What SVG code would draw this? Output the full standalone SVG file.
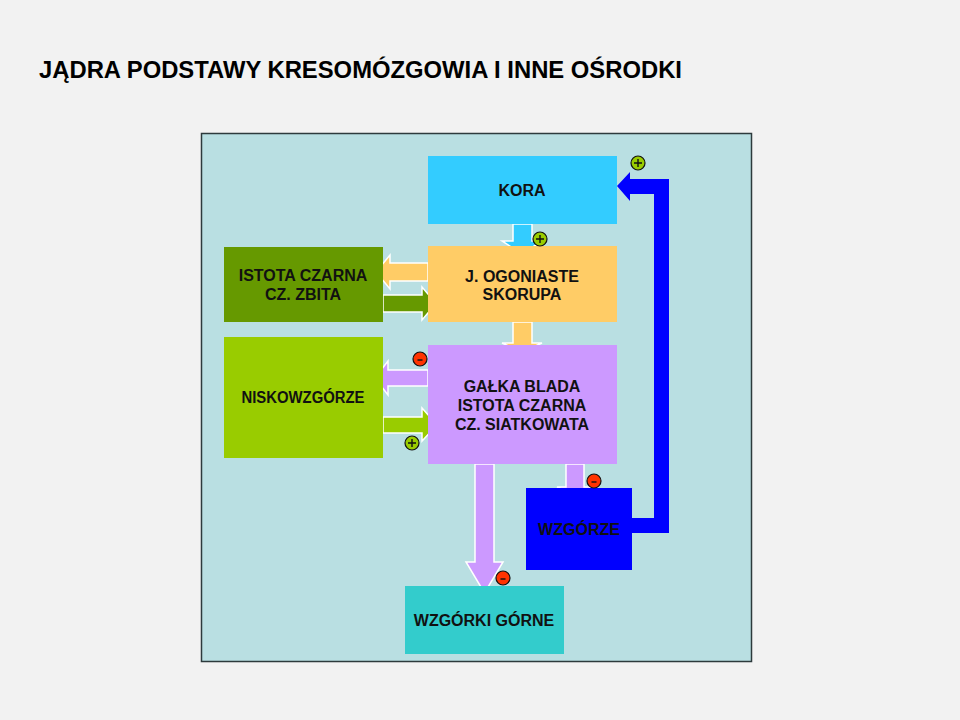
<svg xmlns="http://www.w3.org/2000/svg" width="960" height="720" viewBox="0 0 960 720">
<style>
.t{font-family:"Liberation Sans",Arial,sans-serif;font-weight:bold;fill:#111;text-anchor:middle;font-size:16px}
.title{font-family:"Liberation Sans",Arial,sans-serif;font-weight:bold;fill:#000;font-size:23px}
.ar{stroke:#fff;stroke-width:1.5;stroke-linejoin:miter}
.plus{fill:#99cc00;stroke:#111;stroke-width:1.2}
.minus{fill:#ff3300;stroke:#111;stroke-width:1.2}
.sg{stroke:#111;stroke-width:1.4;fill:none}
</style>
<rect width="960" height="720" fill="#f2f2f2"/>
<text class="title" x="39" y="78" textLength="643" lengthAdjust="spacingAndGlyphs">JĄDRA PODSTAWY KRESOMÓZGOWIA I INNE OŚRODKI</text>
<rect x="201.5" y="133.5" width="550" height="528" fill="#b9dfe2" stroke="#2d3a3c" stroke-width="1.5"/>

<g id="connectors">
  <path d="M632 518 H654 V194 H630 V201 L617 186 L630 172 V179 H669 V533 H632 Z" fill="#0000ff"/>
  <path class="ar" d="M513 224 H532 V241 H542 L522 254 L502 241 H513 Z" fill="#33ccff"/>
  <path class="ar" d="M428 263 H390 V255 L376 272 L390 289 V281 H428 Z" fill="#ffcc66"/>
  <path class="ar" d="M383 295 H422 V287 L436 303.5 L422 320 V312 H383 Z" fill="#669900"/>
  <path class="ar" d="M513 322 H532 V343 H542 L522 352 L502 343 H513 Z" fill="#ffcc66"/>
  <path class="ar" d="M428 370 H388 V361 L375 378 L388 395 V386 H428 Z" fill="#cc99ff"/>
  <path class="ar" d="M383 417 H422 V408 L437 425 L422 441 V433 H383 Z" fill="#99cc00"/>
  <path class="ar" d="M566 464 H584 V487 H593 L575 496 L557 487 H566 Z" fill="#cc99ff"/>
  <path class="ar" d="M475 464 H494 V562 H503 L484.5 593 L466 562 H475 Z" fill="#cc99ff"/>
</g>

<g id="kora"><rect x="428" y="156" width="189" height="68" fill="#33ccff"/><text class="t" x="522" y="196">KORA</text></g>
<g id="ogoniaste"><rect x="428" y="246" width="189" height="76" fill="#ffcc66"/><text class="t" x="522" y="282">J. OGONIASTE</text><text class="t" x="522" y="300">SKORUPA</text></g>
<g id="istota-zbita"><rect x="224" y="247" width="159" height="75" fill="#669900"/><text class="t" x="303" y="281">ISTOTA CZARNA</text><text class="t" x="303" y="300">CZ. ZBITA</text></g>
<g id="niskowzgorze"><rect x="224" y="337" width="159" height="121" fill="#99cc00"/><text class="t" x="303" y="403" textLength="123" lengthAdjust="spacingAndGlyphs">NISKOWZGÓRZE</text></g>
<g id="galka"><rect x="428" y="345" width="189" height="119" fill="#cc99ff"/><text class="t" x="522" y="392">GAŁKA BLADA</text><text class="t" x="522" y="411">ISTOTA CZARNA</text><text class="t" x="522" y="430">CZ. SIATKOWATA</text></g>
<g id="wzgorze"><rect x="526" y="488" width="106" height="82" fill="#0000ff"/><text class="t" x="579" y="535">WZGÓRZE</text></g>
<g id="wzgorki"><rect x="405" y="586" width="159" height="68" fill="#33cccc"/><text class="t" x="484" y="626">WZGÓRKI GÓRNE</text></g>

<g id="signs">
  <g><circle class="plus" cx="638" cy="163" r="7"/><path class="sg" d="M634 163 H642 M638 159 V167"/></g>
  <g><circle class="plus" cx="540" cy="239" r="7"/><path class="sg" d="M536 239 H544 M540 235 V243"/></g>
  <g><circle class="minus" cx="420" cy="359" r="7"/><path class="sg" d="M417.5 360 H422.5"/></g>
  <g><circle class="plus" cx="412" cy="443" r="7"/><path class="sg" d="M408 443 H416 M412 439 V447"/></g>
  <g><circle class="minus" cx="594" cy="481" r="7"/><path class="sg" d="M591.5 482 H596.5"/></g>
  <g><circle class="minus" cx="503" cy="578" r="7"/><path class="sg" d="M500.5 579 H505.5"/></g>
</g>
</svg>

════

Problem to work on: Print the complete listing exactly, apart from any pictures.

Response below:
What SVG code would draw this? Output the full standalone SVG file.
<svg xmlns="http://www.w3.org/2000/svg" width="960" height="720" viewBox="0 0 960 720">
<style>
.t{font-family:"Liberation Sans",Arial,sans-serif;font-weight:bold;fill:#111;text-anchor:middle;font-size:16px}
.title{font-family:"Liberation Sans",Arial,sans-serif;font-weight:bold;fill:#000;font-size:23px}
.ar{stroke:#fff;stroke-width:1.5;stroke-linejoin:miter}
.plus{fill:#99cc00;stroke:#111;stroke-width:1.2}
.minus{fill:#ff3300;stroke:#111;stroke-width:1.2}
.sg{stroke:#111;stroke-width:1.4;fill:none}
</style>
<rect width="960" height="720" fill="#f2f2f2"/>
<text class="title" x="39" y="78" textLength="643" lengthAdjust="spacingAndGlyphs">JĄDRA PODSTAWY KRESOMÓZGOWIA I INNE OŚRODKI</text>
<rect x="201.5" y="133.5" width="550" height="528" fill="#b9dfe2" stroke="#2d3a3c" stroke-width="1.5"/>

<g id="connectors">
  <path d="M632 518 H654 V194 H630 V201 L617 186 L630 172 V179 H669 V533 H632 Z" fill="#0000ff"/>
  <path class="ar" d="M513 224 H532 V241 H542 L522 254 L502 241 H513 Z" fill="#33ccff"/>
  <path class="ar" d="M428 263 H390 V255 L376 272 L390 289 V281 H428 Z" fill="#ffcc66"/>
  <path class="ar" d="M383 295 H422 V287 L436 303.5 L422 320 V312 H383 Z" fill="#669900"/>
  <path class="ar" d="M513 322 H532 V343 H542 L522 352 L502 343 H513 Z" fill="#ffcc66"/>
  <path class="ar" d="M428 370 H388 V361 L375 378 L388 395 V386 H428 Z" fill="#cc99ff"/>
  <path class="ar" d="M383 417 H422 V408 L437 425 L422 441 V433 H383 Z" fill="#99cc00"/>
  <path class="ar" d="M566 464 H584 V487 H593 L575 496 L557 487 H566 Z" fill="#cc99ff"/>
  <path class="ar" d="M475 464 H494 V562 H503 L484.5 593 L466 562 H475 Z" fill="#cc99ff"/>
</g>

<g id="kora"><rect x="428" y="156" width="189" height="68" fill="#33ccff"/><text class="t" x="522" y="196">KORA</text></g>
<g id="ogoniaste"><rect x="428" y="246" width="189" height="76" fill="#ffcc66"/><text class="t" x="522" y="282">J. OGONIASTE</text><text class="t" x="522" y="300">SKORUPA</text></g>
<g id="istota-zbita"><rect x="224" y="247" width="159" height="75" fill="#669900"/><text class="t" x="303" y="281">ISTOTA CZARNA</text><text class="t" x="303" y="300">CZ. ZBITA</text></g>
<g id="niskowzgorze"><rect x="224" y="337" width="159" height="121" fill="#99cc00"/><text class="t" x="303" y="403" textLength="123" lengthAdjust="spacingAndGlyphs">NISKOWZGÓRZE</text></g>
<g id="galka"><rect x="428" y="345" width="189" height="119" fill="#cc99ff"/><text class="t" x="522" y="392">GAŁKA BLADA</text><text class="t" x="522" y="411">ISTOTA CZARNA</text><text class="t" x="522" y="430">CZ. SIATKOWATA</text></g>
<g id="wzgorze"><rect x="526" y="488" width="106" height="82" fill="#0000ff"/><text class="t" x="579" y="535">WZGÓRZE</text></g>
<g id="wzgorki"><rect x="405" y="586" width="159" height="68" fill="#33cccc"/><text class="t" x="484" y="626">WZGÓRKI GÓRNE</text></g>

<g id="signs">
  <g><circle class="plus" cx="638" cy="163" r="7"/><path class="sg" d="M634 163 H642 M638 159 V167"/></g>
  <g><circle class="plus" cx="540" cy="239" r="7"/><path class="sg" d="M536 239 H544 M540 235 V243"/></g>
  <g><circle class="minus" cx="420" cy="359" r="7"/><path class="sg" d="M417.5 360 H422.5"/></g>
  <g><circle class="plus" cx="412" cy="443" r="7"/><path class="sg" d="M408 443 H416 M412 439 V447"/></g>
  <g><circle class="minus" cx="594" cy="481" r="7"/><path class="sg" d="M591.5 482 H596.5"/></g>
  <g><circle class="minus" cx="503" cy="578" r="7"/><path class="sg" d="M500.5 579 H505.5"/></g>
</g>
</svg>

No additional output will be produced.